There are two hooks which are exposed:
PostStart : This hook gets executed upon container creation but there is no guarantee that it will run after the container ENTRYPOINT.
PreStop : This hook gets executed just before a container is terminated. This is a blocking call which means the hook execution must complete before call to delete container can be sent.
Both hooks mentioned above do not take any parameters. There are two types of handlers which can be implemented in the hook implementation:
Exec : runs a specific command inside the container and the resources consumed by the command are counted against the container.
HTTP : executes an HTTP request against a specific endpoint on the container.
Apart from lifecycle hooks, another important thing which happens during a pods lifetime is execution of container probes.
Container probes are diagnostics performed by kubelet on the container. There are two kinds of probes which kubelet can run on running containers:
livenessProbe : Indicates whether the container is running. If the liveness probe fails, kubelet kills the container and the container is subjected to its Restart Policy.
readinessProbe : Indicates whether the container is ready to service requests. If this probe fails, the endpoints controller removes the container IP from list of endpoints of all services that match the Pod.
There are three ways to implement a probe:
ExecAction : Executes a command inside the container. The diagnostic is considered successful if the command returns 0.
TCPSocketAction : Performs TCP socket check against container IP and specified port. The diagnostic is considered successful if the port is open.
HTTPGetAction : Runs HTTP GET action against container IP with specified port and path. The diagnostic is considered successful if the response has a status code between 200 and 400.
Termination of a Pod
- User sends command to delete Pod
- The Pod object in the API server is updated with the time beyond which the Pod is considered “dead” (default 30sec )along with the grace period.
- Below actions happen in parallel:
- Pod shows up as “Terminating” when listed in client commands
- When the Kubelet sees that a Pod has been marked as terminating because the time in 2 has been set, it begins the pod shutdown process.
- Endpoint controller watches the pod is about to be deleted and hence removes the pod from all the endpoints which were serviced by the pod.
- If the pod has defined a preStop hook, it is invoked inside of the pod. If the
preStophook is still running after the grace period expires, step 2 is then invoked with a small (2 second) extended grace period.
- The processes in the Pod are sent the TERM signal.
- When the grace period expires, any processes still running in the Pod are killed with SIGKILL.
- The Kubelet will finish deleting the Pod on the API server by setting grace period 0 (immediate deletion). The Pod disappears from the API and is no longer visible from the client.
Idea of this post came from an excellent post by Kubernetes founder Joe Beda where he explained major components of Kubernetes architecture and the concept of watch which is crucial in understanding the working of APIServer and etcd functionality and then the birth of a Pod.
We can see there are multiple ways to control the events that happen within the duration of a Pod’s lifetime.
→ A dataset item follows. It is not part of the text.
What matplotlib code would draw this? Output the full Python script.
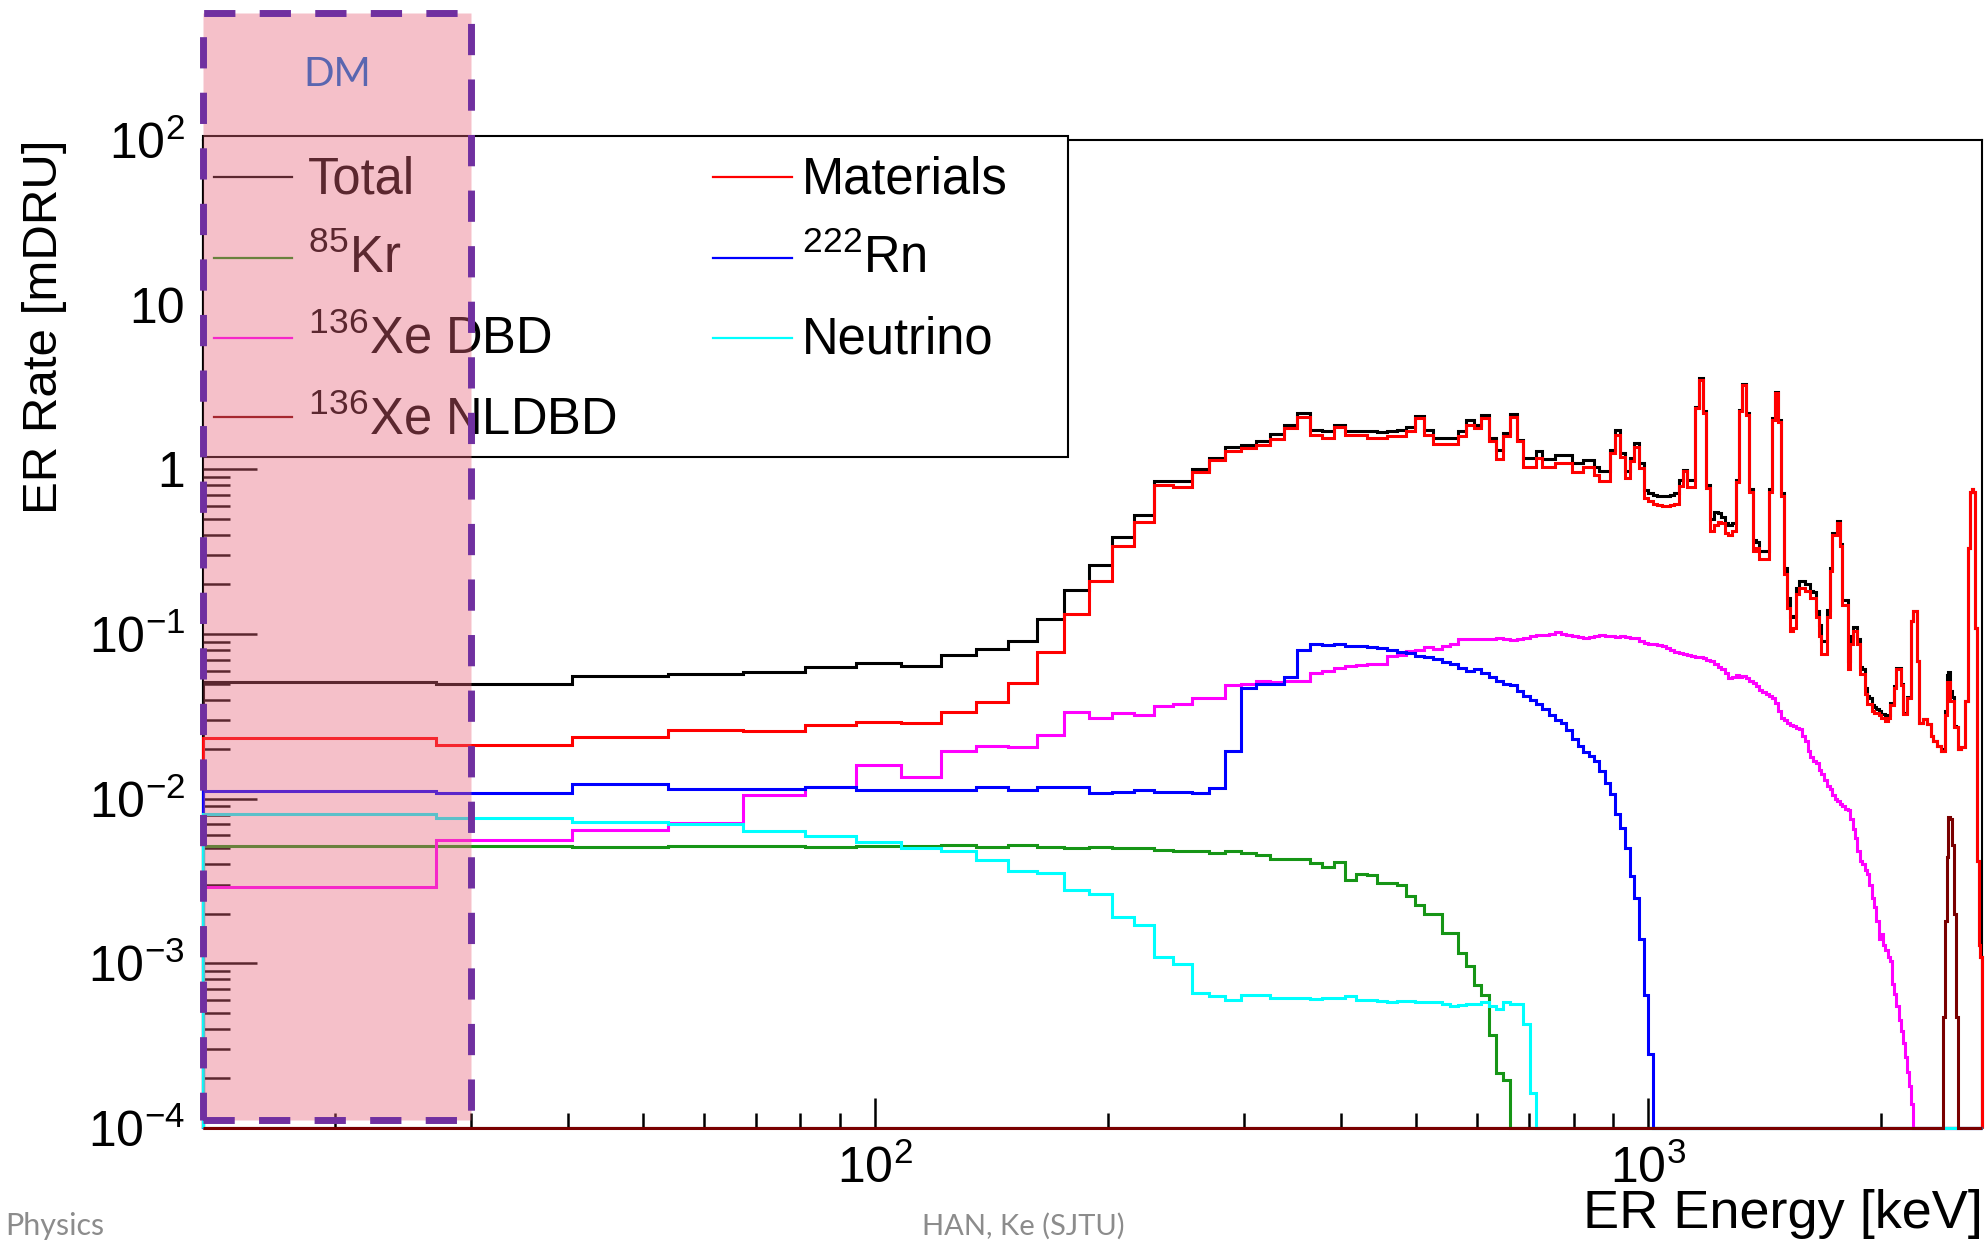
import numpy as np
import matplotlib
matplotlib.use("Agg")
import matplotlib.pyplot as plt
import matplotlib.ticker as ticker
from matplotlib.patches import Rectangle
from matplotlib.transforms import blended_transform_factory

plt.rcParams["font.family"] = ["Liberation Sans", "DejaVu Sans"]
plt.rcParams["mathtext.fontset"] = "custom"
plt.rcParams["mathtext.rm"] = "Liberation Sans"
plt.rcParams["mathtext.it"] = "Liberation Sans:italic"
plt.rcParams["mathtext.bf"] = "Liberation Sans:bold"
plt.rcParams["mathtext.sf"] = "Liberation Sans"

# histogram binning (keV); first drawn bin starts at one bin width
BIN_WIDTH = 13.5
E_MIN, E_MAX = 13.5, 2700.0
RATE_MIN, RATE_MAX = 1e-4, 100.0
DM_E_MAX = 30.0

# ER rate per bin [mDRU], bins 1..199
total = [
    0.051, 0.050, 0.0556, 0.0574, 0.059, 0.063, 0.067, 0.064, 0.0743, 0.0815,
    0.0907, 0.123, 0.184, 0.263, 0.387, 0.531, 0.853, 0.845, 1.01, 1.17,
    1.36, 1.41, 1.49, 1.64, 1.87, 2.19, 1.74, 1.70, 1.87, 1.72,
    1.70, 1.70, 1.69, 1.72, 1.74, 1.80, 2.10, 1.74, 1.56, 1.56,
    1.56, 1.72, 2.00, 1.87, 2.14, 1.55, 1.315, 1.66, 2.16, 1.51,
    1.17, 1.17, 1.285, 1.16, 1.16, 1.215, 1.215, 1.215, 1.09, 1.09,
    1.145, 1.145, 1.03, 0.973, 0.973, 1.315, 1.74, 1.255, 0.973, 1.17,
    1.445, 1.09, 0.753, 0.719, 0.70, 0.686, 0.686, 0.686, 0.70, 0.719,
    0.866, 0.995, 0.86, 0.86, 2.40, 3.58, 2.25, 0.80, 0.50, 0.55,
    0.54, 0.51, 0.47, 0.46, 0.47, 0.86, 2.30, 3.30, 2.20, 0.76,
    0.37, 0.36, 0.32, 0.32, 0.32, 0.76, 2.05, 2.95, 1.98, 0.72,
    0.253, 0.166, 0.126, 0.128, 0.19, 0.21, 0.21, 0.20, 0.20, 0.182,
    0.18, 0.138, 0.114, 0.0907, 0.0907, 0.14, 0.25, 0.41, 0.41, 0.485,
    0.35, 0.16, 0.16, 0.0686, 0.0966, 0.11, 0.11, 0.093, 0.063, 0.061,
    0.047, 0.042, 0.041, 0.037, 0.036, 0.035, 0.034, 0.0325, 0.0325, 0.031,
    0.032, 0.038, 0.038, 0.048, 0.062, 0.062, 0.050, 0.033, 0.033, 0.0412,
    0.0412, 0.120, 0.138, 0.138, 0.0686, 0.029, 0.029, 0.0304, 0.0304, 0.0284,
    0.0284, 0.024, 0.0225, 0.0225, 0.021, 0.021, 0.0195, 0.020, 0.034, 0.056,
    0.059, 0.045, 0.0413, 0.0275, 0.0272, 0.020, 0.020, 0.0205, 0.0205, 0.0393,
    0.0393, 0.334, 0.73, 0.76, 0.73, 0.109, 0.0042, 0.0013, 0.0011,
]

materials = [
    0.0234, 0.0213, 0.0238, 0.0262, 0.0258, 0.0281, 0.0292, 0.0288, 0.0334, 0.0387,
    0.0507, 0.0778, 0.133, 0.209, 0.341, 0.477, 0.808, 0.785, 0.963, 1.135,
    1.29, 1.35, 1.40, 1.53, 1.78, 2.07, 1.62, 1.56, 1.82, 1.61,
    1.61, 1.56, 1.56, 1.585, 1.585, 1.70, 2.05, 1.61, 1.425, 1.425,
    1.425, 1.585, 1.87, 1.78, 2.05, 1.48, 1.16, 1.585, 2.07, 1.48,
    1.04, 1.04, 1.17, 1.03, 1.03, 1.09, 1.09, 1.09, 0.963, 0.963,
    1.03, 1.03, 0.929, 0.853, 0.853, 1.255, 1.62, 1.18, 0.886, 1.13,
    1.36, 1.02, 0.67, 0.64, 0.617, 0.605, 0.597, 0.597, 0.605, 0.62,
    0.788, 0.973, 0.778, 0.778, 2.35, 3.50, 2.20, 0.77, 0.421, 0.457,
    0.48, 0.473, 0.41, 0.40, 0.421, 0.833, 2.25, 3.26, 2.15, 0.73,
    0.319, 0.334, 0.284, 0.284, 0.284, 0.73, 2.00, 2.90, 1.95, 0.686,
    0.230, 0.144, 0.104, 0.109, 0.175, 0.191, 0.191, 0.182, 0.182, 0.166,
    0.166, 0.126, 0.097, 0.0753, 0.0753, 0.126, 0.24, 0.402, 0.402, 0.473,
    0.34, 0.151, 0.151, 0.061, 0.087, 0.104, 0.104, 0.087, 0.057, 0.057,
    0.0432, 0.0378, 0.0378, 0.0341, 0.0333, 0.0333, 0.032, 0.0311, 0.0311, 0.0297,
    0.0311, 0.037, 0.037, 0.047, 0.061, 0.061, 0.049, 0.0326, 0.0326, 0.041,
    0.041, 0.120, 0.138, 0.138, 0.0686, 0.029, 0.029, 0.0304, 0.0304, 0.0284,
    0.0284, 0.024, 0.0225, 0.0225, 0.021, 0.021, 0.0195, 0.0195, 0.032, 0.051,
    0.051, 0.0393, 0.0393, 0.0272, 0.0272, 0.020, 0.020, 0.0205, 0.0205, 0.0393,
    0.0393, 0.334, 0.73, 0.76, 0.73, 0.109, 0.0042, 0.0013, 0.0011,
]

kr85 = [
    0.00519, 0.00519, 0.00512, 0.00519, 0.00519, 0.00512, 0.00519, 0.00519, 0.0052, 0.00512,
    0.00526, 0.00507, 0.0050, 0.00507, 0.0050, 0.0050, 0.00489, 0.0048, 0.0048, 0.00466,
    0.0048, 0.00466, 0.00452, 0.0043, 0.0043, 0.0043, 0.00405, 0.00387, 0.0041, 0.00321,
    0.00349, 0.00345, 0.00307, 0.00307, 0.00297, 0.00258, 0.00225, 0.0020, 0.0020, 0.00153,
    0.00153, 0.00115, 0.00097, 0.00074, 0.00064, 0.000366, 0.000215, 0.000195,
] + [0.0] * 151

xe136_dbd = [
    0.00292, 0.00559, 0.00648, 0.00712, 0.01047, 0.0117, 0.0161, 0.01346, 0.0195, 0.0208,
    0.0205, 0.0243, 0.0338, 0.0308, 0.033, 0.0322, 0.0366, 0.0375, 0.0408, 0.0408,
    0.049, 0.050, 0.0519, 0.051, 0.0515, 0.0515, 0.0583, 0.060, 0.0625, 0.064,
    0.065, 0.066, 0.0655, 0.0736, 0.075, 0.0789, 0.080, 0.0834, 0.081, 0.085,
    0.0873, 0.0929, 0.093, 0.0935, 0.093, 0.093, 0.094, 0.093, 0.0916, 0.093,
    0.095, 0.0973, 0.098, 0.0985, 0.100, 0.103, 0.100, 0.0985, 0.097, 0.096,
    0.095, 0.096, 0.097, 0.098, 0.097, 0.097, 0.096, 0.097, 0.096, 0.095,
    0.095, 0.091, 0.0886, 0.087, 0.087, 0.086, 0.084, 0.0819, 0.080, 0.078,
    0.077, 0.076, 0.075, 0.074, 0.0726, 0.0726, 0.071, 0.070, 0.0686, 0.066,
    0.063, 0.0611, 0.058, 0.0544, 0.055, 0.056, 0.055, 0.0556, 0.054, 0.052,
    0.0506, 0.048, 0.046, 0.0443, 0.043, 0.042, 0.041, 0.038, 0.034, 0.031,
    0.030, 0.029, 0.028, 0.0275, 0.027, 0.0265, 0.024, 0.0225, 0.0195, 0.018,
    0.017, 0.0165, 0.015, 0.0141, 0.013, 0.012, 0.0115, 0.0105, 0.0100, 0.0097,
    0.0093, 0.0090, 0.0087, 0.0085, 0.0075, 0.0065, 0.0058, 0.0048, 0.0042, 0.0040,
    0.0037, 0.0035, 0.0030, 0.0025, 0.0022, 0.0018, 0.0014, 0.0015, 0.0013, 0.0012,
    0.0011, 0.00104, 0.00075, 0.00065, 0.00055, 0.00045, 0.00039, 0.00033, 0.00027, 0.00022,
    0.00018, 0.00014,
] + [0.0] * 37

rn222 = [
    0.0111, 0.0109, 0.0122, 0.0115, 0.0114, 0.0117, 0.0113, 0.0113, 0.0113, 0.0117,
    0.0113, 0.0117, 0.0118, 0.0109, 0.0110, 0.0113, 0.0110, 0.0110, 0.0109, 0.0116,
    0.0194, 0.0467, 0.050, 0.050, 0.055, 0.0796, 0.0865, 0.0858, 0.0865, 0.0846,
    0.0846, 0.0835, 0.0820, 0.080, 0.078, 0.077, 0.0736, 0.072, 0.0702, 0.068,
    0.066, 0.0625, 0.060, 0.061, 0.058, 0.055, 0.052, 0.050, 0.049, 0.045,
    0.042, 0.040, 0.0375, 0.035, 0.032, 0.030, 0.029, 0.026, 0.023, 0.021,
    0.0191, 0.0182, 0.0170, 0.0148, 0.0124, 0.0106, 0.0081, 0.0066, 0.0050, 0.0034,
    0.0025, 0.0014, 0.00064, 0.00028,
] + [0.0] * 125

neutrino = [
    0.0081, 0.00764, 0.00726, 0.00703, 0.00637, 0.00591, 0.00549, 0.00502, 0.00482, 0.00425,
    0.00363, 0.00353, 0.00279, 0.00262, 0.00191, 0.00172, 0.00109, 0.000996, 0.00066, 0.00063,
    0.000597, 0.000646, 0.000646, 0.00062, 0.00062, 0.00062, 0.00061, 0.00062, 0.00062, 0.00063,
    0.0006, 0.0006, 0.00059, 0.00058, 0.00059, 0.00059, 0.00058, 0.00058, 0.00058, 0.00057,
    0.00055, 0.00056, 0.00057, 0.00057, 0.00058, 0.00055, 0.00053, 0.00058, 0.00057, 0.00057,
    0.00043, 0.000162,
] + [0.0] * 147

xe136_nldbd = [0.0] * 177 + [
    0.00047, 0.0018, 0.0044, 0.0077, 0.0075, 0.0052, 0.0020, 0.00047,
] + [0.0] * 14

# legend layout: ROOT fills the two columns row by row
legend_rows = [
    [("Total", "black"), ("Materials", "#ff0000")],
    [(r"$^{85}$Kr", "#169516"), (r"$^{222}$Rn", "#0000ff")],
    [(r"$^{136}$Xe DBD", "#ff00ff"), ("Neutrino", "#00ffff")],
    [(r"$^{136}$Xe NLDBD", "#7a0000")],
]

# drawing order of the outlines
series = [
    (total, "black"),
    (materials, "#ff0000"),
    (kr85, "#169516"),
    (xe136_dbd, "#ff00ff"),
    (rn222, "#0000ff"),
    (neutrino, "#00ffff"),
    (xe136_nldbd, "#7a0000"),
]

x_tick_values = [100, 1000]
x_tick_labels = ["$10^{2}$", "$10^{3}$"]
y_tick_values = [1e-4, 1e-3, 1e-2, 1e-1, 1, 10, 100]
y_tick_labels = ["$10^{-4}$", "$10^{-3}$", "$10^{-2}$", "$10^{-1}$", "1", "10", "$10^{2}$"]

W, H = 1987, 1240
fig = plt.figure(figsize=(W / 100, H / 100), dpi=100)
fig.patch.set_facecolor("white")
ax = fig.add_axes([203 / W, 112 / H, 1779 / W, 988 / H])

edges = BIN_WIDTH * np.arange(1, len(total) + 2)
for vals, col in series:
    # empty bins sit on the bottom of the frame, as ROOT draws them
    v = np.clip(np.asarray(vals, dtype=float), RATE_MIN, None)
    ax.stairs(v, edges, baseline=RATE_MIN, color=col, lw=2.2,
              clip_on=False, zorder=3)

ax.set_xscale("log")
ax.set_yscale("log")
ax.set_xlim(E_MIN, E_MAX)
ax.set_ylim(RATE_MIN, RATE_MAX)

ax.xaxis.set_major_locator(ticker.FixedLocator(x_tick_values))
ax.xaxis.set_major_formatter(ticker.FixedFormatter(x_tick_labels))
ax.xaxis.set_minor_locator(ticker.LogLocator(base=10, subs=np.arange(2, 10)))
ax.xaxis.set_minor_formatter(ticker.NullFormatter())
ax.yaxis.set_major_locator(ticker.FixedLocator(y_tick_values))
ax.yaxis.set_major_formatter(ticker.FixedFormatter(y_tick_labels))
ax.yaxis.set_minor_locator(ticker.LogLocator(base=10, subs=np.arange(2, 10), numticks=20))
ax.yaxis.set_minor_formatter(ticker.NullFormatter())

ax.tick_params(axis="both", which="both", direction="in", colors="black",
               top=False, right=False)
ax.tick_params(axis="y", which="major", length=39, width=1.8, pad=13, labelsize=36)
ax.tick_params(axis="y", which="minor", length=19.5, width=1.8)
ax.tick_params(axis="x", which="major", length=21.6, width=1.8, pad=12, labelsize=36)
ax.tick_params(axis="x", which="minor", length=10.8, width=1.8)
for sp in ax.spines.values():
    sp.set_linewidth(1.5)
    sp.set_color("black")

# legend box drawn by hand to keep ROOT's wide, row-filled layout
ax.add_patch(Rectangle((0.0, 0.679), 0.4862, 0.325, transform=ax.transAxes,
                       facecolor="white", edgecolor="black", lw=1.5,
                       zorder=5, clip_on=False))
row_line_y = [0.9626, 0.8806, 0.7996, 0.7196]
row_text_y = [0.9454, 0.8654, 0.7844, 0.7024]
col_line_x = [(0.0062, 0.050), (0.2867, 0.3311)]
col_text_x = [0.059, 0.3367]
for r, row in enumerate(legend_rows):
    for c, (label, col) in enumerate(row):
        ax.plot(col_line_x[c], [row_line_y[r]] * 2, color=col, lw=1.6,
                transform=ax.transAxes, zorder=6, clip_on=False)
        ax.text(col_text_x[c], row_text_y[r], label, transform=ax.transAxes,
                fontsize=36.5, ha="left", va="baseline", zorder=6)

fig.text(1983 / W, 12 / H, "ER Energy [keV]", fontsize=39, ha="right", va="baseline")
fig.text(22 / W, 1 - 139 / H, "ER Rate [mDRU]", fontsize=35.5, rotation=90,
         ha="left", va="top")

# dark-matter search window
dm_trans = blended_transform_factory(ax.transData, fig.transFigure)
ax.add_patch(Rectangle((E_MIN, 120 / H), DM_E_MAX - E_MIN, 1107 / H,
                       transform=dm_trans, facecolor=(0.90, 0.39, 0.47, 0.40),
                       edgecolor="#7030a0", lw=5, linestyle=(0, (4.5, 3.5)),
                       zorder=10, clip_on=False))
ax.text((E_MIN * DM_E_MAX) ** 0.5, 1 - 75 / H, "DM", transform=dm_trans,
        fontsize=29, family="Lato", color="#5a66b0", ha="center", va="center",
        zorder=11)

fig.text(5 / W, 5 / H, "Physics", fontsize=22, family="Lato", color="#8c8c8c",
         ha="left", va="baseline")
fig.text(922 / W, 5 / H, "HAN, Ke (SJTU)", fontsize=21, family="Lato",
         color="#8c8c8c", ha="left", va="baseline")

fig.savefig("out.png", dpi=100)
Init container(s) can help remove a lot of complexity related to bootstrapping of containers and thus help keep logic within the main containers simple, similarly a post start lifecycle hook can help run any code(such as registering to a monitoring system or a service mesh) which needs to run once the container starts running. Liveness and readiness probes help remove bad pods before they start disrupting any customers. Graceful shutdowns can be run as a pre-stop lifecycle hook allowing for a lot more elegant exit. Knowing above control mechanisms can help in better designing a pod and the supporting use cases.